═══ Collected material
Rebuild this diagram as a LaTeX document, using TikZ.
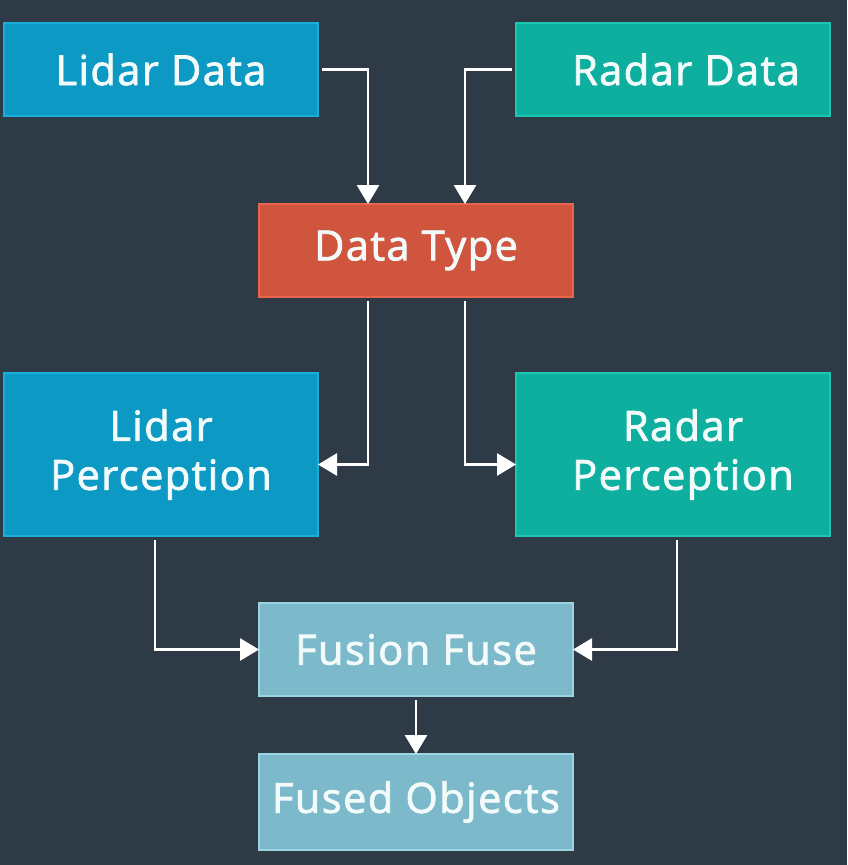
\documentclass[tikz,border=0pt]{standalone}
\usepackage{fontspec}
\setmainfont{Open Sans}
\newfontfamily\boxfont{Open Sans}[FakeBold=2, LetterSpace=3.5]
\usepackage{tikz}
\usetikzlibrary{arrows.meta,positioning,calc}

\definecolor{bgc}{HTML}{2E3A46}
\definecolor{lidarfill}{HTML}{0C9AC5}
\definecolor{lidarline}{HTML}{1AAEDB}
\definecolor{radarfill}{HTML}{0EAF9F}
\definecolor{radarline}{HTML}{1CC6B2}
\definecolor{typefill}{HTML}{D0553E}
\definecolor{typeline}{HTML}{E9644B}
\definecolor{fusefill}{HTML}{7CBACB}
\definecolor{fuseline}{HTML}{9CD3E0}
\definecolor{txt}{HTML}{F2FAFA}

\begin{document}
\begin{tikzpicture}[
  x=1pt, y=1pt,
  font=\boxfont\fontsize{41.5}{49}\selectfont,
  box/.style={draw, line width=2pt, minimum width=314pt, minimum height=93pt, align=center, inner sep=0pt, outer sep=0pt, text=txt},
  lidarbox/.style={box, fill=lidarfill, draw=lidarline},
  radarbox/.style={box, fill=radarfill, draw=radarline},
  typebox/.style={box, fill=typefill, draw=typeline},
  fusebox/.style={box, fill=fusefill, draw=fuseline},
  arr/.style={-{Triangle[length=19pt, width=22pt]}, line width=2.8pt, white, shorten <=4pt}
]
\fill[bgc] (0,0) rectangle (847,-865);
\useasboundingbox (0,0) rectangle (847,-865);

% --- inputs
\node[lidarbox, anchor=north west] (lidar) at (4,-23) {Lidar Data};
\node[radarbox, anchor=north west] (radar) at (516,-23) {\hspace*{26pt}Radar Data};
\node[typebox, anchor=north west] (dtype) at (259,-204) {Data Type};

% --- perception
\node[lidarbox, minimum height=163pt, anchor=north west] (lper) at (4,-373) {Lidar\\Perception};
\node[radarbox, minimum height=163pt, anchor=north west] (rper) at (516,-373) {\hspace*{20pt}Radar\\\hspace*{20pt}Perception};

% --- fusion
\node[fusebox, anchor=north west] (fuse) at (259,-603) {Fusion Fuse};
\node[fusebox, minimum height=96pt, below=58pt of fuse] (fused) {Fused Objects};

\draw[arr] (lidar.east) -| ([xshift=-48pt]dtype.north);
\draw[arr] (radar.west) -| ([xshift=49pt]dtype.north);
\draw[arr] ([xshift=-48pt]dtype.south) |- ([yshift=-10pt]lper.east);
\draw[arr] ([xshift=49pt]dtype.south) |- ([yshift=-10pt]rper.west);
\draw[arr] ([xshift=-6pt]lper.south) |- (fuse.west);
\draw[arr] ([xshift=4pt]rper.south) |- (fuse.east);
\draw[arr] (fuse) -- (fused);
\end{tikzpicture}
\end{document}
══════
**Task statement:**
Return nothing but the lines running from the start of the data to the line with "minimum height=96pt, below=58pt", please, both ends included and no pictures.

**Answer below:**
Rebuild this diagram as a LaTeX document, using TikZ.
\documentclass[tikz,border=0pt]{standalone}
\usepackage{fontspec}
\setmainfont{Open Sans}
\newfontfamily\boxfont{Open Sans}[FakeBold=2, LetterSpace=3.5]
\usepackage{tikz}
\usetikzlibrary{arrows.meta,positioning,calc}

\definecolor{bgc}{HTML}{2E3A46}
\definecolor{lidarfill}{HTML}{0C9AC5}
\definecolor{lidarline}{HTML}{1AAEDB}
\definecolor{radarfill}{HTML}{0EAF9F}
\definecolor{radarline}{HTML}{1CC6B2}
\definecolor{typefill}{HTML}{D0553E}
\definecolor{typeline}{HTML}{E9644B}
\definecolor{fusefill}{HTML}{7CBACB}
\definecolor{fuseline}{HTML}{9CD3E0}
\definecolor{txt}{HTML}{F2FAFA}

\begin{document}
\begin{tikzpicture}[
  x=1pt, y=1pt,
  font=\boxfont\fontsize{41.5}{49}\selectfont,
  box/.style={draw, line width=2pt, minimum width=314pt, minimum height=93pt, align=center, inner sep=0pt, outer sep=0pt, text=txt},
  lidarbox/.style={box, fill=lidarfill, draw=lidarline},
  radarbox/.style={box, fill=radarfill, draw=radarline},
  typebox/.style={box, fill=typefill, draw=typeline},
  fusebox/.style={box, fill=fusefill, draw=fuseline},
  arr/.style={-{Triangle[length=19pt, width=22pt]}, line width=2.8pt, white, shorten <=4pt}
]
\fill[bgc] (0,0) rectangle (847,-865);
\useasboundingbox (0,0) rectangle (847,-865);

% --- inputs
\node[lidarbox, anchor=north west] (lidar) at (4,-23) {Lidar Data};
\node[radarbox, anchor=north west] (radar) at (516,-23) {\hspace*{26pt}Radar Data};
\node[typebox, anchor=north west] (dtype) at (259,-204) {Data Type};

% --- perception
\node[lidarbox, minimum height=163pt, anchor=north west] (lper) at (4,-373) {Lidar\\Perception};
\node[radarbox, minimum height=163pt, anchor=north west] (rper) at (516,-373) {\hspace*{20pt}Radar\\\hspace*{20pt}Perception};

% --- fusion
\node[fusebox, anchor=north west] (fuse) at (259,-603) {Fusion Fuse};
\node[fusebox, minimum height=96pt, below=58pt of fuse] (fused) {Fused Objects};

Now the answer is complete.